Five independent panels converged on 73% across three rounds starting from a wider spread. The Codex panelist focused on actual open-source agent frameworks and was the most bullish. It turns out agent frameworks already reach for queues and logs when things get stateful.

But anyway, we are betting on 100%, AI agents can sit this one out.

Conclusion

So what was the point of all this?

It was not just to introduce a tool or describe an architecture – but to also argue about how intelligence can be built and revive something older: the Socratic idea that understanding emerges from disagreement, not from a single uncontested source. Capability alone is not enough as structure also determines whether a result is convenient or credible. Distributed agents change the conditions under which conclusions are formed, as they can turn disagreement and parallel reasoning into a design choice.

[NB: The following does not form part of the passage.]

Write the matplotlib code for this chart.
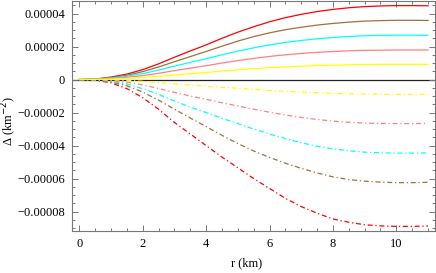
import numpy as np
import matplotlib.pyplot as plt
from matplotlib.ticker import MultipleLocator, FuncFormatter

plt.rcParams['font.family'] = ['Liberation Serif', 'DejaVu Serif']

# radius samples (km)
r = np.arange(0, 11.5, 0.5)

# Delta values, units of 1e-5 km^-2
red_solid = [0, 0.03, 0.15, 0.33, 0.6, 0.95, 1.35, 1.73, 2.1, 2.5, 2.87, 3.2,
             3.5, 3.75, 3.95, 4.12, 4.25, 4.35, 4.42, 4.46, 4.48, 4.48, 4.47]
brown_solid = [0, 0.02, 0.12, 0.26, 0.48, 0.76, 1.08, 1.39, 1.7, 2.02, 2.33, 2.6,
               2.83, 3.02, 3.17, 3.3, 3.4, 3.48, 3.54, 3.57, 3.59, 3.59, 3.58]
cyan_solid = [0, 0.02, 0.09, 0.2, 0.36, 0.57, 0.81, 1.04, 1.26, 1.5, 1.72, 1.92,
              2.1, 2.25, 2.37, 2.47, 2.55, 2.61, 2.65, 2.68, 2.69, 2.69, 2.68]
pink_solid = [0, 0.01, 0.06, 0.13, 0.24, 0.38, 0.54, 0.69, 0.84, 1.0, 1.15, 1.28,
              1.4, 1.5, 1.58, 1.65, 1.7, 1.74, 1.77, 1.78, 1.79, 1.79, 1.79]
yellow_solid = [0, 0.01, 0.03, 0.07, 0.12, 0.19, 0.28, 0.35, 0.43, 0.51, 0.59, 0.66,
                0.72, 0.77, 0.81, 0.85, 0.87, 0.89, 0.91, 0.92, 0.92, 0.92, 0.92]

red_dash = [0, -0.04, -0.2, -0.55, -1.1, -1.8, -2.6, -3.3, -4.0, -4.7, -5.35, -6.0,
            -6.6, -7.2, -7.7, -8.1, -8.45, -8.65, -8.8, -8.87, -8.9, -8.9, -8.88]
brown_dash = [0, -0.03, -0.14, -0.38, -0.76, -1.25, -1.8, -2.33, -2.85, -3.38, -3.88, -4.33,
              -4.72, -5.07, -5.38, -5.66, -5.9, -6.06, -6.16, -6.22, -6.25, -6.25, -6.23]
cyan_dash = [0, -0.02, -0.1, -0.27, -0.55, -0.9, -1.3, -1.67, -2.0, -2.35, -2.67, -3.0,
             -3.3, -3.58, -3.83, -4.04, -4.2, -4.32, -4.4, -4.44, -4.46, -4.46, -4.45]
pink_dash = [0, -0.01, -0.06, -0.16, -0.33, -0.54, -0.78, -1.0, -1.2, -1.41, -1.6, -1.8,
             -1.98, -2.15, -2.3, -2.42, -2.52, -2.59, -2.64, -2.66, -2.67, -2.67, -2.66]
yellow_dash = [0, 0, -0.02, -0.05, -0.11, -0.18, -0.26, -0.33, -0.4, -0.47, -0.53, -0.6,
               -0.66, -0.71, -0.76, -0.8, -0.84, -0.86, -0.88, -0.89, -0.9, -0.9, -0.9]

colors = ['#ff0000', '#a0703c', '#00ffff', '#ff8080', '#ffff00']
solids = [red_solid, brown_solid, cyan_solid, pink_solid, yellow_solid]
dashes = [red_dash, brown_dash, cyan_dash, pink_dash, yellow_dash]

fig = plt.figure(figsize=(4.36, 2.73), dpi=100)
ax = fig.add_axes([72/436, 42/273, 363/436, 230/273])

ax.axhline(0, color='#222222', lw=0.9, zorder=1)
for c, s, d in zip(colors, solids, dashes):
    ax.plot(r, np.array(s) * 1e-5, color=c, lw=0.9, zorder=2)
    ax.plot(r, np.array(d) * 1e-5, color=c, lw=0.9, zorder=2,
            dashes=(4, 2.2, 1, 2.2))

ax.set_xlim(-0.23, 11.22)
ax.set_ylim(-9.18e-5, 4.76e-5)

ax.xaxis.set_major_locator(MultipleLocator(2))
ax.xaxis.set_minor_locator(MultipleLocator(0.5))
ax.yaxis.set_major_locator(MultipleLocator(2e-5))
ax.yaxis.set_minor_locator(MultipleLocator(0.5e-5))


def yfmt(v, pos):
    if abs(v) < 1e-12:
        return '0'
    return f'{v:.5f}'.replace('-', '\u2212')


ax.yaxis.set_major_formatter(FuncFormatter(yfmt))
ax.xaxis.set_major_formatter(FuncFormatter(lambda v, p: f'{v:.0f}'))

for sp in ax.spines.values():
    sp.set_color('#777777')
    sp.set_linewidth(0.8)
ax.tick_params(which='both', direction='in', top=True, right=True,
               color='#777777', labelsize=9, width=0.7)
ax.tick_params(which='major', length=4, pad=5)
ax.tick_params(which='minor', length=2)

ax.set_xlabel('r (km)', fontsize=9)
ax.set_ylabel('\u0394 (km$^{-2}$)', fontsize=9)
ax.xaxis.set_label_coords(0.48, -0.115)
ax.yaxis.set_label_coords(-0.145, 0.48)

fig.savefig('out.png', dpi=100)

If AI is going to shape complex engineering decisions, forecasts, or moral trade-offs, then how it arrives at those conclusions matters just as much as the conclusions themselves. Did the reasoning hold up when challenged from an independent context? Can you replay the full chain of thought? Streams give you that — every record is durable, ordered, and attributable. That's not a feature of the tool, it's the point of building on this kind of infrastructure.